A wild cat makes off with a mountain hare prey on a forest path in the Cairngorms, Scotland.
Cats with insufficient wildcat genes were removed from the breeding programme, and since 2015 there have been 32 wildcat births at the Highland Wildlife Park and Edinburgh Zoo. All are still alive and none have been neutered, as the captive population has increased from 65 in 2015 to 106 by April 2020.
The next challenge will be to rear and release wildcats from the new breeding facility into the wild, with Saving Wildcats learning lessons from projects such as the reintroduction of the black-footed ferret, and especially the reintroduction of the Iberian lynx.

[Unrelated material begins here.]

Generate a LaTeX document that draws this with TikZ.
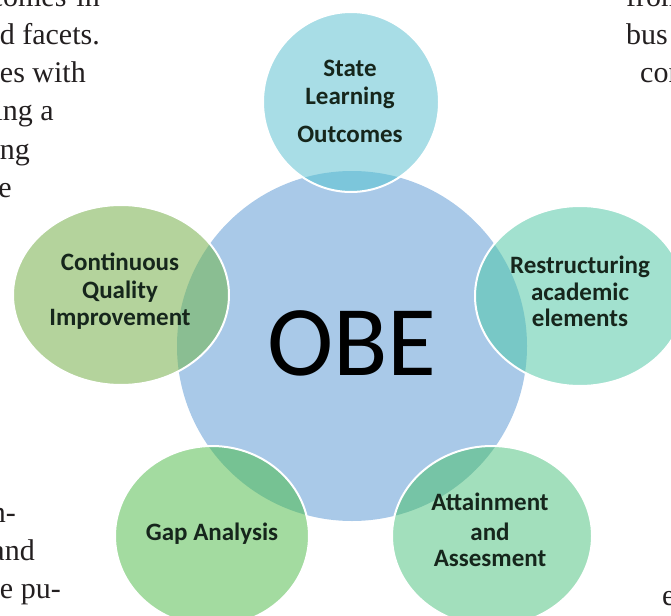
\documentclass[tikz,border=0pt]{standalone}
\usepackage{fontspec}
\setmainfont{Liberation Serif}
\newfontfamily\labelfont{Carlito}
\definecolor{obeblue}{HTML}{A9C9E8}
\definecolor{slofill}{HTML}{A8DDE6}
\definecolor{slolap}{HTML}{7CC6DB}
\definecolor{cqifill}{HTML}{B4D39C}
\definecolor{cqilap}{HTML}{8ABE92}
\definecolor{raefill}{HTML}{A2E1CF}
\definecolor{raelap}{HTML}{78C8C6}
\definecolor{gapfill}{HTML}{A3DBA0}
\definecolor{gaplap}{HTML}{76C293}
\definecolor{aasfill}{HTML}{A2DFBC}
\definecolor{aaslap}{HTML}{76C4A6}
\definecolor{labeltext}{HTML}{16261C}
\definecolor{pagetext}{HTML}{231F20}
\newcommand\obepetal[6]{%
  \fill[#5] (#1,#2) ellipse [x radius=#3pt, y radius=#4pt];
  \begin{scope}
    \clip (352,346) circle [radius=175pt];
    \fill[#6] (#1,#2) ellipse [x radius=#3pt, y radius=#4pt];
  \end{scope}
  \draw[white, line width=2pt] (#1,#2) ellipse [x radius=#3pt, y radius=#4pt];
}
\begin{document}
\begin{tikzpicture}[x=1pt,y=-1pt,
  lbl/.style={font=\labelfont\bfseries\fontsize{25}{28}\selectfont, text=labeltext, inner sep=0pt, anchor=base},
  bg/.style={font=\fontsize{30}{36}\selectfont, text=pagetext, inner sep=0pt},
  bgr/.style={bg, anchor=base east},
  bgl/.style={bg, anchor=base west}]
\useasboundingbox (0,0) rectangle (671,615);
\clip (0,0) rectangle (671,615);
% page text fragments behind the figure
\node[bgr] (t1) at (100,7) {comes\hspace{10pt}in};
\node[bgr] (t2) at (100,45) {and facets.};
\node[bgr] (t3) at (86,83) {ries with};
\node[bgr] (t4) at (54,121) {ing a};
\node[bgr] (t5) at (30,159) {ing};
\node[bgr] (t6) at (12,197) {e};
\node[bgr] (t7) at (16,522) {n-};
\node[bgr] (t8) at (35,560) {and};
\node[bgr] (t9) at (61,598) {e pu-};
\node[bgl] (r1) at (626,7) {from};
\node[bgl] (r2) at (626,45) {bus};
\node[bgl] (r3) at (640,83) {con};
\node[bgl] (r4) at (662,605) {e};
% central circle
\fill[obeblue] (352,346) circle [radius=175pt];
% outer circles
\obepetal{351}{102}{88}{90}{slofill}{slolap}
\obepetal{121}{295}{108}{90}{cqifill}{cqilap}
\obepetal{580}{296}{105}{90}{raefill}{raelap}
\obepetal{212}{536}{97}{90}{gapfill}{gaplap}
\obepetal{492}{536}{100}{90}{aasfill}{aaslap}
% labels
\node[font=\labelfont\fontsize{100}{100}\selectfont, inner sep=0pt, anchor=base, text=black] (obe) at (352,375) {OBE};
\node[lbl] (slo1) at (350,77) {State};
\node[lbl] (slo2) at (350,105) {Learning};
\node[lbl] (slo3) at (350,142) {Outcomes};
\node[lbl] (cqi1) at (120,270) {Continuous};
\node[lbl] (cqi2) at (120,298) {Quality};
\node[lbl] (cqi3) at (120,325) {Improvement};
\node[lbl] (rae1) at (580,273) {Restructuring};
\node[lbl] (rae2) at (580,300) {academic};
\node[lbl] (rae3) at (580,326) {elements};
\node[lbl] (gap1) at (212,540) {Gap Analysis};
\node[lbl] (aas1) at (490,510) {Attainment};
\node[lbl] (aas2) at (490,540) {and};
\node[lbl] (aas3) at (490,566) {Assesment};
\end{tikzpicture}
\end{document}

‘The epitome of wilderness’
However, Wildcat Haven’s O’Donoghue rejects the very idea of a captive breeding programme and denies the description of the Scottish wildcat as ‘no longer viable’. He insists that it’s not too late to protect and conserve the remaining wildcat population in their current habitats, and says a native population of 35 to 40 genetically diverse, pure wildcats is more than sufficient to rebuild numbers. His solution is a comprehensive national survey to identify wildcat presence, followed by strict protections to prevent logging and disturbance, allied to an intensive neutering programme for hybrid and feral cats in the area.
“To get out and survey Scotland for one of the most elusive cats in the world is difficult, and to protect that animal in situ is difficult – not impossible. But it is well worth the effort,” says O’Donoghue.
“Scotland without any wild wildcats just wouldn’t be Scotland. It wouldn’t feel the same to walk through a Scottish forest without wildcats in it. The wildcat epitomises wilderness; they are ferocious, virtually untameable and to put that animal into a reasonably small cage for a conservation strategy is an enormous risk – and unjustifiable.”
Update: At a meeting of the Bureau of the Bern Convention on 15-16 September 2020, the Bureau dismissed the complaint raised by Scottish Wildcat Haven that the devolved government in Scotland had failed: “to comply with the obligations to conserve and protect the endangered Scottish wildcat species.”
In its verdict, the Bureau acknowledged the poor conservation status of the Scottish wildcat, but ruled that, “The actions of the government appeared to be the only realistic solution to save the species: to repopulate it in captivity and eventually reintroduce it in the wild.”
The Bureau said there had been “no clear breach of the Convention,” and supported the government strategy, but it also urged authorities to cooperate with Scottish Wildcat Haven and the IUCN SSC Cat Specialist Group “in order to share expertise and elaborate joint action plans.”